Shares of MaxLinear slid 6.1% to $74.44 on June 9, extending a steep retreat from a May peak above $106 — even as broader U.S. indices traded higher. No new negative headline triggered the sell-off. Instead, traders who rode a historic AI-fueled rally are simply taking money off the table, testing whether the company's transformation from a sleepy broadband chipmaker to an AI data-center darling can support its stretched price tag.

A 300%-Plus Rally in One Quarter Left the Stock Technically Exhausted

MXL rose roughly 187% in 30 days and posted gains exceeding 300% over the prior quarter , propelled by a blowout Q1 report on April 23. Shares exploded about 75% on massive volume in a single session after the company swung to positive adjusted earnings. That kind of parabolic move almost always invites profit-taking — the only question was when, not if.

The Earnings Were Real, but Profitability Remains Unproven

Q1 revenue hit $137.2 million, up 43% year over year, with infrastructure revenue — largely AI optical data-center products — surging 136%.

Non-GAAP earnings per share reached $0.22, beating the $0.18 consensus, and non-GAAP gross margin hit 59.5%. However, GAAP results remain in the red, returns on equity and assets are negative, and recent free cash flow was modestly negative. MaxLinear is profitable on an adjusted basis but still losing money by standard accounting — a gap bulls need to close.

Management's Q2 Guide Raised the Bar Sky-High

Q2 2026 revenue guidance of $160M–$170M, well above roughly $137M Street expectations, points to a sharp step-up in demand and better margins near 56%–61%.

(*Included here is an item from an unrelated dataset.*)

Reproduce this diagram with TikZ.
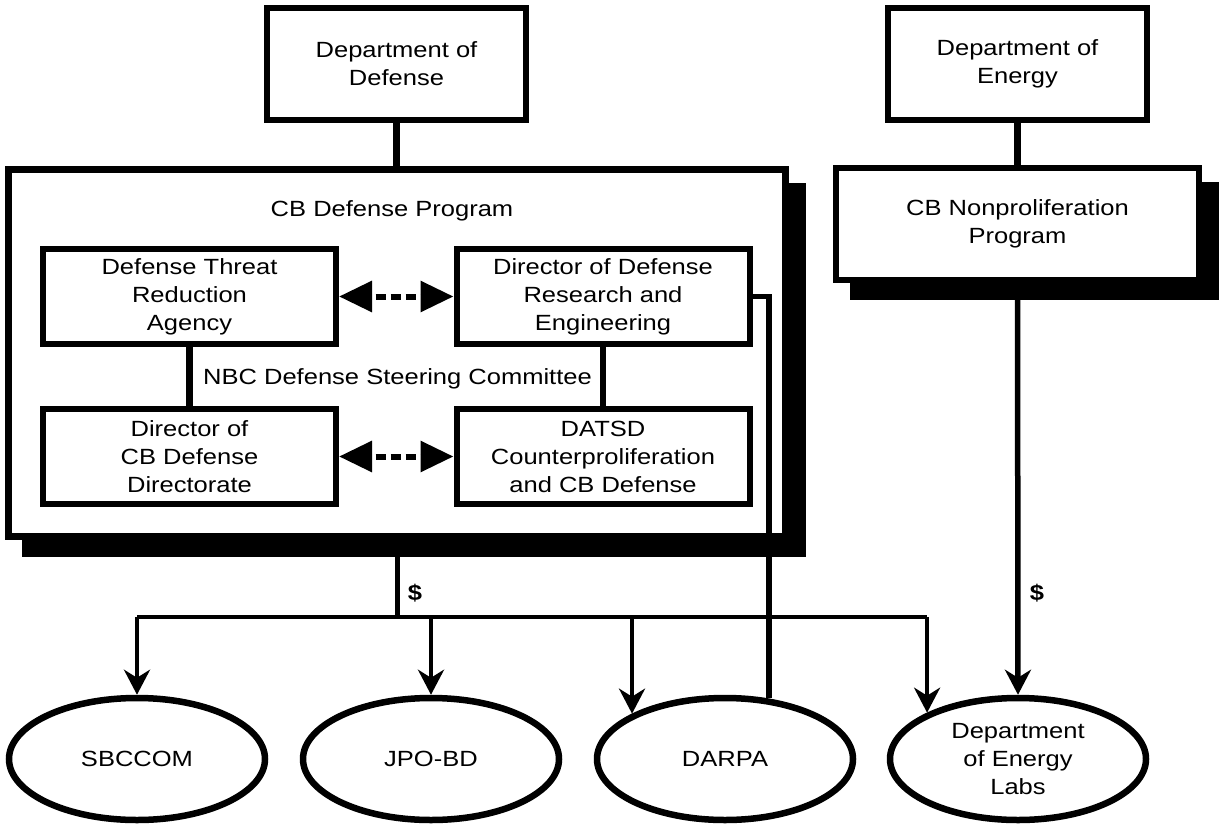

The Q2 report, expected July 22, is the next litmus test ; any shortfall would validate fears that Q1 momentum was front-loaded.

Valuation Already Prices In Near-Perfect Execution

The stock trades at roughly 59 times forward earnings — more expensive than 71% of the semiconductor industry.

Yet at 8× next-twelve-months enterprise value to revenue, MXL is actually cheaper than AI-connectivity peer Credo Technology at 17×.

CEO Kishore Seendripu acknowledged MaxLinear is "not the first" to ship next-generation 1.6-terabit optical chips , meaning larger rivals Marvell and Broadcom could squeeze its window. Shareholders collecting today's gains are betting they can buy back cheaper; those holding are betting a $7 billion company has barely scratched its AI opportunity.